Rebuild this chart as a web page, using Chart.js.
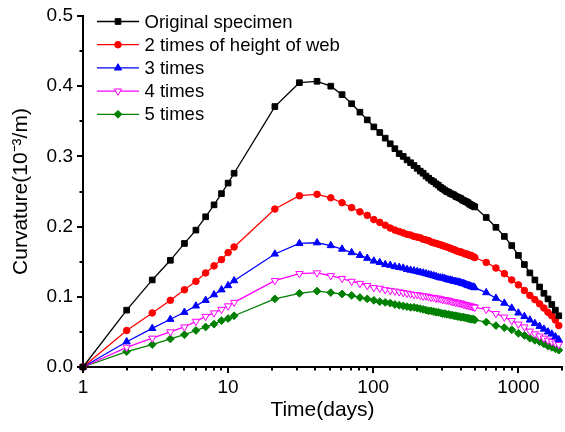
<!DOCTYPE html>
<html>
<head>
<meta charset="utf-8">
<script src="https://cdn.jsdelivr.net/npm/chart.js@4.4.1/dist/chart.umd.min.js"></script>
<style>
  html, body { margin: 0; padding: 0; background: #fff; }
  #wrap { width: 565px; height: 432px; }
  canvas { display: block; }
</style>
</head>
<body>
<div id="wrap"><canvas id="curvChart" width="565" height="432"></canvas></div>
<script>
// -----------------------------
// Data
// -----------------------------
const days = [1, 2, 3, 4, 5, 6, 7, 8, 9, 10, 11,
  21, 31, 41, 51, 61, 71, 81, 91,
  101, 111, 121, 131, 141, 151, 161, 171, 181, 191,
  201, 211, 221, 231, 241, 251, 261, 271, 281, 291,
  301, 311, 321, 331, 341, 351, 361, 371, 381, 391,
  401, 411, 421, 431, 441, 451, 461, 471, 481, 491, 501,
  601, 701, 801, 901, 1001, 1101, 1201, 1301, 1401, 1501, 1601, 1701, 1801, 1901];

const original = [0, .081, .124, .152, .176, .195, .214, .231, .247, .262, .276,
  .371, .405, .407, .400, .388, .375, .363, .352,
  .342, .334, .326, .318, .311, .304, .300, .295, .291, .287,
  .283, .279, .276, .272, .269, .266, .264, .261, .259, .256,
  .254, .252, .250, .249, .247, .246, .245, .243, .242, .241,
  .240, .238, .237, .236, .235, .234, .232, .231, .230, .229, .228,
  .213, .199, .186, .173, .159, .146, .134, .124, .114, .105, .097, .089, .081, .073];

const twoTimes = [0, .052, .077, .095, .110, .122, .134, .144, .153, .163, .171,
  .225, .244, .246, .241, .234, .227, .221, .216,
  .210, .206, .202, .198, .195, .193, .191, .189, .188, .186,
  .185, .184, .182, .181, .180, .178, .177, .176, .175, .174,
  .173, .172, .171, .170, .169, .168, .167, .166, .165, .164,
  .164, .163, .162, .161, .161, .160, .159, .159, .158, .157, .156,
  .149, .141, .133, .124, .117, .109, .102, .096, .090, .084, .078, .073, .067, .059];

const threeTimes = [0, .036, .055, .068, .078, .087, .095, .103, .110, .116, .123,
  .161, .176, .177, .173, .168, .163, .159, .155,
  .151, .149, .146, .145, .143, .142, .141, .139, .138, .137,
  .136, .135, .134, .133, .132, .131, .130, .129, .128, .127,
  .127, .126, .125, .124, .124, .123, .122, .122, .121, .121,
  .120, .119, .119, .118, .117, .116, .116, .115, .114, .114, .113,
  .106, .098, .091, .084, .077, .072, .067, .062, .058, .054, .050, .047, .043, .039];

const fourTimes = [0, .028, .041, .050, .057, .065, .072, .077, .082, .087, .092,
  .123, .133, .134, .130, .126, .122, .119, .116,
  .113, .112, .110, .109, .108, .107, .106, .105, .104, .103,
  .103, .102, .101, .101, .100, .099, .099, .098, .098, .097,
  .096, .096, .095, .095, .094, .093, .093, .092, .092, .091,
  .091, .090, .089, .089, .088, .088, .087, .087, .086, .086, .085,
  .082, .076, .071, .066, .061, .057, .051, .047, .044, .041, .038, .036, .034, .032];

const fiveTimes = [0, .022, .032, .040, .046, .052, .057, .061, .066, .069, .073,
  .097, .105, .108, .106, .104, .102, .099, .097,
  .095, .093, .092, .091, .089, .088, .087, .086, .085, .085,
  .084, .083, .082, .081, .080, .080, .079, .078, .078, .077,
  .076, .076, .075, .075, .074, .074, .073, .073, .072, .072,
  .071, .071, .071, .070, .070, .069, .069, .068, .068, .068, .067,
  .064, .059, .056, .053, .048, .045, .041, .038, .036, .033, .030, .028, .026, .024];

const seriesNames = ["Original specimen", "2 times of height of web", "3 times", "4 times", "5 times"];
const xTicks = [1, 2, 3, 4, 5, 6, 7, 8, 9, 10, 20, 30, 40, 50, 60, 70, 80, 90,
  100, 200, 300, 400, 500, 600, 700, 800, 900, 1000, 2000];
const xLabelled = [1, 10, 100, 1000];

const FONT = '"Liberation Sans", Arial, sans-serif';
Chart.defaults.font.family = FONT;
Chart.defaults.color = "#000";

function toPoints(values) {
  return values.map((v, i) => ({ x: days[i], y: v }));
}

function makeSet(name, values, color, style, extra = {}) {
  return Object.assign({
    label: name,
    data: toPoints(values),
    borderColor: color,
    backgroundColor: color,
    borderWidth: 1.3,
    pointStyle: style,
    pointRadius: 4,
    pointBackgroundColor: color,
    pointBorderColor: color,
    pointBorderWidth: 1,
    pointHoverRadius: 4,
    tension: 0,
    clip: false
  }, extra);
}

// keep the plot box where the layout padding puts it
function noScalePadding(scale) {
  scale.paddingLeft = 0;
  scale.paddingRight = 0;
  scale.paddingTop = 0;
  scale.paddingBottom = 0;
}

// -----------------------------
// Plugins: outward tick marks + line/marker legend
// -----------------------------
const tickMarks = {
  id: "tickMarks",
  afterDraw(chart) {
    const { ctx, chartArea, scales } = chart;
    ctx.save();
    ctx.strokeStyle = "#000";
    ctx.lineWidth = 2;
    scales.x.ticks.forEach(t => {
      const px = Math.round(scales.x.getPixelForValue(t.value));
      const len = xLabelled.includes(t.value) ? 6 : 3.5;
      ctx.beginPath();
      ctx.moveTo(px, chartArea.bottom);
      ctx.lineTo(px, chartArea.bottom + len);
      ctx.stroke();
    });
    scales.y.ticks.forEach((t, i) => {
      const py = Math.round(scales.y.getPixelForValue(t.value));
      const len = i % 2 === 0 ? 6 : 3.5;
      ctx.beginPath();
      ctx.moveTo(chartArea.left, py);
      ctx.lineTo(chartArea.left - len, py);
      ctx.stroke();
    });
    ctx.restore();
  }
};

const lineLegend = {
  id: "lineLegend",
  afterDatasetsDraw(chart) {
    const ctx = chart.ctx;
    ctx.save();
    chart.data.datasets.forEach((ds, i) => {
      const y = 21.5 + i * 23.2;
      ctx.strokeStyle = ds.borderColor;
      ctx.lineWidth = ds.borderWidth;
      ctx.beginPath();
      ctx.moveTo(97, y);
      ctx.lineTo(139, y);
      ctx.stroke();
      if (Chart.helpers && Chart.helpers.drawPoint) {
        ctx.fillStyle = ds.pointBackgroundColor;
        ctx.strokeStyle = ds.pointBorderColor;
        ctx.lineWidth = 1;
        Chart.helpers.drawPoint(ctx, {
          pointStyle: ds.pointStyle,
          radius: ds.pointRadius,
          rotation: ds.pointRotation || 0,
          borderWidth: 1
        }, 118, y);
      }
      ctx.fillStyle = "#000";
      ctx.font = "18.5px " + FONT;
      ctx.textBaseline = "middle";
      ctx.textAlign = "left";
      ctx.fillText(ds.label, 144.5, y + 1);
    });
    ctx.restore();
  }
};

// -----------------------------
// Chart
// -----------------------------
new Chart(document.getElementById("curvChart"), {
  type: "line",
  data: {
    datasets: [
      makeSet(seriesNames[0], original, "#000000", "rect"),
      makeSet(seriesNames[1], twoTimes, "#ff0000", "circle", { pointRadius: 3.3 }),
      makeSet(seriesNames[2], threeTimes, "#0000ff", "triangle", { pointRadius: 4.2 }),
      makeSet(seriesNames[3], fourTimes, "#ff00ff", "triangle", {
        pointRadius: 4.2, pointRotation: 180, pointBackgroundColor: "#ffffff"
      }),
      makeSet(seriesNames[4], fiveTimes, "#008000", "rectRot", { pointRadius: 3.9 })
    ]
  },
  options: {
    responsive: false,
    devicePixelRatio: 1,
    animation: false,
    events: [],
    layout: { autoPadding: false, padding: { top: 16, right: 3, left: 0, bottom: 0 } },
    plugins: {
      legend: { display: false },
      tooltip: { enabled: false }
    },
    scales: {
      x: {
        type: "logarithmic",
        min: 1,
        max: 2000,
        afterBuildTicks: scale => {
          scale.ticks = xTicks.map(v => ({ value: v }));
        },
        afterFit: scale => {
          scale.height = 65;
          noScalePadding(scale);
        },
        grid: { drawOnChartArea: false, drawTicks: false },
        border: { display: true, width: 2, color: "#000" },
        ticks: {
          autoSkip: false,
          maxRotation: 0,
          padding: 9,
          font: { size: 19 },
          callback: value => (xLabelled.includes(value) ? String(value) : "")
        },
        title: {
          display: true,
          text: "Time(days)",
          font: { size: 21 },
          padding: { top: 0, bottom: 9 }
        }
      },
      y: {
        min: 0,
        max: 0.5,
        afterFit: scale => {
          scale.width = 83;
          noScalePadding(scale);
        },
        grid: { drawOnChartArea: false, drawTicks: false },
        border: { display: true, width: 2, color: "#000" },
        ticks: {
          stepSize: 0.05,
          padding: 10,
          font: { size: 19 },
          callback: value => {
            const tenth = value * 10;
            return Math.abs(tenth - Math.round(tenth)) < 1e-6 ? value.toFixed(1) : "";
          }
        },
        title: {
          display: true,
          text: "Curvature(10\u207B\u00B3/m)",
          font: { size: 21 },
          padding: { top: 9, bottom: 0 }
        }
      }
    }
  },
  plugins: [tickMarks, lineLegend]
});
</script>
</body>
</html>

+--

What needs to be done:
Transcribe the opening line of the listing above, please, and every line after it through the line with "1701, 1801, 1901];", word for word, without pictures.

Reply to the exercise:
Rebuild this chart as a web page, using Chart.js.
<!DOCTYPE html>
<html>
<head>
<meta charset="utf-8">
<script src="https://cdn.jsdelivr.net/npm/chart.js@4.4.1/dist/chart.umd.min.js"></script>
<style>
  html, body { margin: 0; padding: 0; background: #fff; }
  #wrap { width: 565px; height: 432px; }
  canvas { display: block; }
</style>
</head>
<body>
<div id="wrap"><canvas id="curvChart" width="565" height="432"></canvas></div>
<script>
// -----------------------------
// Data
// -----------------------------
const days = [1, 2, 3, 4, 5, 6, 7, 8, 9, 10, 11,
  21, 31, 41, 51, 61, 71, 81, 91,
  101, 111, 121, 131, 141, 151, 161, 171, 181, 191,
  201, 211, 221, 231, 241, 251, 261, 271, 281, 291,
  301, 311, 321, 331, 341, 351, 361, 371, 381, 391,
  401, 411, 421, 431, 441, 451, 461, 471, 481, 491, 501,
  601, 701, 801, 901, 1001, 1101, 1201, 1301, 1401, 1501, 1601, 1701, 1801, 1901];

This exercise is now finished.